Final answer:
To determine if the mean lifetime of light bulbs made by this manufacturer differs from 46 months, we can conduct a hypothesis test. We reject the null hypothesis and conclude that the mean lifetime differs from 46 months.
Step-by-step explanation:
To determine if the mean lifetime of light bulbs made by this manufacturer differs from 46 months, we can conduct a hypothesis test.
First, we state the null hypothesis, which is that the mean lifetime of the light bulbs is 46 months. The alternative hypothesis is that the mean lifetime is not 46 months.
Next, we calculate the test statistic using the formula:
t = (sample mean - population mean) / (standard deviation / sqrt(sample size))
In this case, the sample mean is 48 months, the population mean is 46 months, the standard deviation is 8 months, and the sample size is 150. Plugging in these values, we find the test statistic to be approximately 2.5.

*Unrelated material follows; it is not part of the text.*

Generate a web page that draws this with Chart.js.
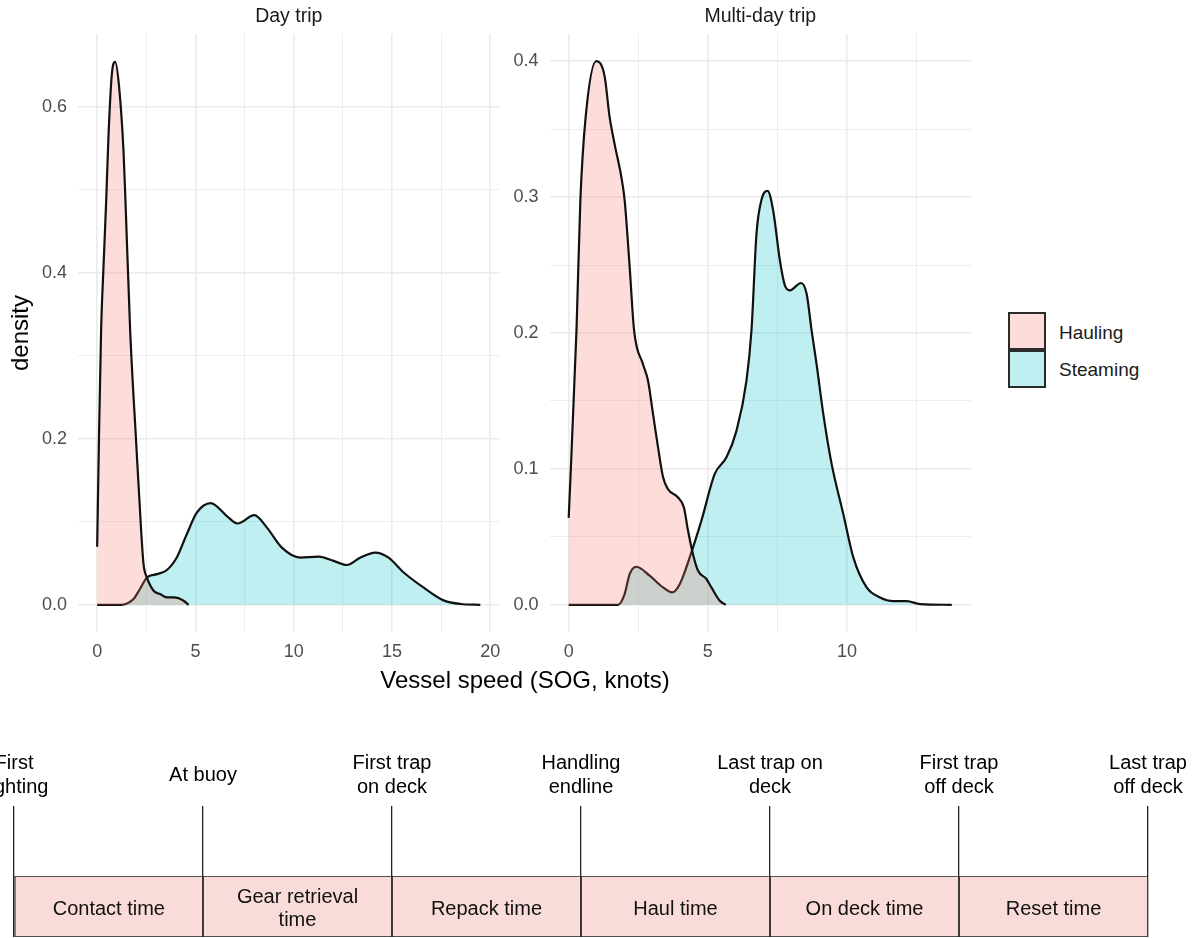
<!DOCTYPE html>
<html lang="en">
<head>
<meta charset="UTF-8">
<title>Vessel speed by activity and haul timeline</title>
<script src="https://cdn.jsdelivr.net/npm/chart.js"></script>
<style>
    body {
        margin: 0;
        width: 1194px;
        height: 938px;
        overflow: hidden;
        position: relative;
        background: #fff;
        font-family: "Liberation Sans", Arial, sans-serif;
    }
    canvas { position: absolute; }
    #dayChart { left: 0; top: 0; }
    #multiChart { left: 500px; top: 0; }
    #timeline { left: -40px; top: 740px; }
    .xtitle {
        position: absolute; left: 275px; width: 500px; top: 666px;
        text-align: center; font-size: 24px; line-height: 28px; color: #000;
    }
    .swatch { position: absolute; left: 1008px; width: 34px; height: 34px; border: 2px solid #2b2b2b; }
    .legend-text { position: absolute; left: 1059px; font-size: 19px; line-height: 22px; color: #1a1a1a; }
</style>
</head>
<body>

<canvas id="dayChart" width="520" height="700"></canvas>
<canvas id="multiChart" width="490" height="700"></canvas>
<div class="xtitle">Vessel speed (SOG, knots)</div>

<!-- legend -->
<div class="swatch" style="top:312px; background:rgba(248,118,109,0.25);"></div>
<div class="swatch" style="top:350px; background:rgba(0,191,196,0.25);"></div>
<div class="legend-text" style="top:322px;">Hauling</div>
<div class="legend-text" style="top:359px;">Steaming</div>

<canvas id="timeline" width="1274" height="198"></canvas>

<script>
    // --- density curves ---
    const dayHaulX = [0, 0.09, 0.2, 0.32, 0.46, 0.58, 0.75, 0.92, 1.12, 1.34, 1.44, 1.68, 1.98, 2.24, 2.36, 2.53, 2.87, 3.2, 3.55, 3.9, 4.4, 4.65];
    const dayHaulY = [0.070, 0.198, 0.33, 0.406, 0.487, 0.567, 0.64, 0.654, 0.623, 0.547, 0.487, 0.33, 0.198, 0.089, 0.049, 0.033, 0.017, 0.013, 0.009, 0.009, 0.005, 0];

    const daySteamX = [0, 1.2, 1.55, 1.85, 2.2, 2.53, 3.04, 3.55, 4.05, 4.56, 5.07, 5.78, 6.6, 7.14, 8.0, 8.64, 9.4, 10.33, 11.27, 12.03, 12.7, 13.4, 14.15, 14.83, 15.6, 16.6, 17.6, 18.5, 19.5];
    const daySteamY = [0, 0, 0.002, 0.007, 0.02, 0.033, 0.037, 0.042, 0.057, 0.085, 0.111, 0.1225, 0.107, 0.098, 0.108, 0.093, 0.069, 0.057, 0.058, 0.053, 0.048, 0.057, 0.063, 0.057, 0.039, 0.021, 0.0057, 0.001, 0];

    const multiHaulX = [0, 0.28, 0.42, 0.61, 0.99, 1.29, 1.47, 1.65, 1.89, 2.01, 2.19, 2.35, 2.67, 2.85, 3.03, 3.21, 3.39, 3.57, 3.93, 4.14, 4.29, 4.47, 4.65, 4.95, 5.13, 5.43, 5.65];
    const multiHaulY = [0.064, 0.202, 0.298, 0.359, 0.400, 0.389, 0.359, 0.339, 0.315, 0.298, 0.249, 0.202, 0.177, 0.165, 0.1405, 0.116, 0.094, 0.085, 0.079, 0.0717, 0.0545, 0.037, 0.025, 0.019, 0.0128, 0.003, 0];

    const multiSteamX = [0, 1.77, 2.01, 2.19, 2.43, 2.91, 3.39, 3.72, 3.99, 4.35, 4.77, 5.25, 5.67, 6.03, 6.39, 6.57, 6.75, 6.93, 7.15, 7.35, 7.59, 7.77, 7.95, 8.35, 8.55, 8.73, 8.91, 9.15, 9.45, 9.87, 10.23, 10.71, 11.19, 11.67, 12.15, 12.63, 13.77];
    const multiSteamY = [0, 0, 0.0079, 0.0226, 0.028, 0.0214, 0.0128, 0.0091, 0.0152, 0.0349, 0.0619, 0.0963, 0.1085, 0.128, 0.165, 0.202, 0.273, 0.298, 0.3046, 0.290, 0.2535, 0.235, 0.2314, 0.2368, 0.229, 0.202, 0.177, 0.1405, 0.1037, 0.0668, 0.0349, 0.0128, 0.0054, 0.0027, 0.0027, 0.0005, 0];

    const seriesNames = ['Hauling', 'Steaming'];

    // --- timeline diagram ---
    const eventPos = [0, 1, 2, 3, 4, 5, 6];
    const eventLabels = [['First', 'sighting'], ['At buoy'], ['First trap', 'on deck'], ['Handling', 'endline'], ['Last trap on', 'deck'], ['First trap', 'off deck'], ['Last trap', 'off deck']];
    const phaseLabels = [['Contact time'], ['Gear retrieval', 'time'], ['Repack time'], ['Haul time'], ['On deck time'], ['Reset time']];

    const FONT = '"Liberation Sans", Arial, sans-serif';
    const haulFill = 'rgba(248, 118, 109, 0.25)';
    const steamFill = 'rgba(0, 191, 196, 0.25)';

    const toPoints = (xs, ys) => xs.map((x, i) => ({x: x, y: ys[i]}));
    const isMultiple = (v, step) => Math.abs(v / step - Math.round(v / step)) < 1e-6;

    function densityDataset(label, xs, ys, fill) {
        return {
            label: label,
            data: toPoints(xs, ys),
            fill: 'origin',
            backgroundColor: fill,
            borderColor: '#111',
            borderWidth: 2.2,
            pointRadius: 0,
            cubicInterpolationMode: 'monotone'
        };
    }

    // facet strip title, centred over the panel
    const facetTitle = {
        id: 'facetTitle',
        afterDraw(chart, args, opts) {
            const {ctx, chartArea} = chart;
            ctx.save();
            ctx.font = '19.5px ' + FONT;
            ctx.fillStyle = '#1a1a1a';
            ctx.textAlign = 'center';
            ctx.textBaseline = 'middle';
            ctx.fillText(opts.text, (chartArea.left + chartArea.right) / 2, chartArea.top - 17);
            ctx.restore();
        }
    };

    function panelOptions(cfg) {
        return {
            responsive: false,
            animation: false,
            layout: {padding: {top: 34, right: cfg.padRight, bottom: 28, left: 0}},
            plugins: {
                legend: {display: false},
                tooltip: {enabled: false},
                facetTitle: {text: cfg.title}
            },
            scales: {
                x: {
                    type: 'linear',
                    min: cfg.xMin, max: cfg.xMax,
                    border: {display: false},
                    grid: {
                        color: '#EBEBEB',
                        drawTicks: false,
                        lineWidth: ctx => isMultiple(ctx.tick.value, 5) ? 1.6 : 0.9
                    },
                    ticks: {
                        stepSize: 2.5,
                        includeBounds: false,
                        autoSkip: false,
                        maxRotation: 0,
                        padding: 9,
                        color: '#4D4D4D',
                        font: {family: FONT, size: 18},
                        callback: v => isMultiple(v, 5) ? String(Math.round(v)) : ''
                    },
                    afterFit: s => { s.height = 40; }
                },
                y: {
                    type: 'linear',
                    min: cfg.yMin, max: cfg.yMax,
                    border: {display: false},
                    grid: {
                        color: '#EBEBEB',
                        drawTicks: false,
                        lineWidth: ctx => isMultiple(ctx.tick.value, cfg.yMajor) ? 1.6 : 0.9
                    },
                    ticks: {
                        stepSize: cfg.yMajor / 2,
                        includeBounds: false,
                        autoSkip: false,
                        padding: 11,
                        color: '#4D4D4D',
                        font: {family: FONT, size: 18},
                        callback: v => isMultiple(v, cfg.yMajor) ? v.toFixed(1) : ''
                    },
                    title: {
                        display: cfg.yTitle !== '',
                        text: cfg.yTitle,
                        color: '#000',
                        font: {family: FONT, size: 24},
                        padding: {top: 7, bottom: 0}
                    },
                    afterFit: s => { s.width = cfg.yWidth; }
                }
            }
        };
    }

    new Chart(document.getElementById('dayChart'), {
        type: 'line',
        data: {
            datasets: [
                densityDataset(seriesNames[0], dayHaulX, dayHaulY, haulFill),
                densityDataset(seriesNames[1], daySteamX, daySteamY, steamFill)
            ]
        },
        options: panelOptions({
            title: 'Day trip', yTitle: 'density',
            xMin: -0.975, xMax: 20.475, yMin: -0.0327, yMax: 0.6877, yMajor: 0.2,
            yWidth: 78, padRight: 20.5
        }),
        plugins: [facetTitle]
    });

    new Chart(document.getElementById('multiChart'), {
        type: 'line',
        data: {
            datasets: [
                densityDataset(seriesNames[0], multiHaulX, multiHaulY, haulFill),
                densityDataset(seriesNames[1], multiSteamX, multiSteamY, steamFill)
            ]
        },
        options: panelOptions({
            title: 'Multi-day trip', yTitle: '',
            xMin: -0.69, xMax: 14.46, yMin: -0.02, yMax: 0.42, yMajor: 0.1,
            yWidth: 49.5, padRight: 19
        }),
        plugins: [facetTitle]
    });

    // text inside each phase box
    const phaseText = {
        id: 'phaseText',
        afterDatasetsDraw(chart) {
            const {ctx} = chart;
            const meta = chart.getDatasetMeta(0);
            ctx.save();
            ctx.font = '20px ' + FONT;
            ctx.fillStyle = '#111';
            ctx.textAlign = 'center';
            ctx.textBaseline = 'middle';
            meta.data.forEach((bar, i) => {
                const lines = phaseLabels[i];
                const cx = (bar.x + bar.base) / 2;
                lines.forEach((line, j) => {
                    ctx.fillText(line, cx, bar.y + 2.5 + (j - (lines.length - 1) / 2) * 23);
                });
            });
            ctx.restore();
        }
    };

    new Chart(document.getElementById('timeline'), {
        type: 'bar',
        data: {
            labels: ['phase'],
            datasets: [{
                data: phaseLabels.map((p, i) => ({x: [eventPos[i], eventPos[i + 1]], y: 'phase'})),
                backgroundColor: '#F9DCDA',
                borderColor: '#222',
                borderWidth: 1.2,
                borderSkipped: false,
                categoryPercentage: 1,
                barPercentage: 1
            }]
        },
        options: {
            indexAxis: 'y',
            responsive: false,
            animation: false,
            layout: {padding: {top: 0, right: 86, bottom: 1, left: 54}},
            plugins: {legend: {display: false}, tooltip: {enabled: false}},
            scales: {
                x: {
                    type: 'linear',
                    position: 'top',
                    min: eventPos[0], max: eventPos[eventPos.length - 1],
                    border: {display: false},
                    grid: {color: '#222', tickColor: '#222', lineWidth: 1.3, tickLength: 70},
                    ticks: {
                        stepSize: 1,
                        autoSkip: false,
                        maxRotation: 0,
                        crossAlign: 'center',
                        padding: 19,
                        color: '#000',
                        font: {family: FONT, size: 20, lineHeight: 1.2},
                        callback: v => eventLabels[eventPos.indexOf(v)]
                    },
                    afterFit: s => { s.height = 136; }
                },
                y: {
                    type: 'category',
                    display: false
                }
            }
        },
        plugins: [phaseText]
    });
</script>

</body>
</html>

Finally, we compare the test statistic to the critical value from the t-distribution at a significance level of 0.05. If the test statistic is greater than the critical value, we reject the null hypothesis and conclude that the mean lifetime differs from 46 months. Otherwise, we fail to reject the null hypothesis.
In this case, the critical value for a two-tailed test with a significance level of 0.05 is approximately ±1.96. Since the test statistic of 2.5 is greater than 1.96, we reject the null hypothesis and conclude that the mean lifetime of light bulbs made by this manufacturer differs from 46 months.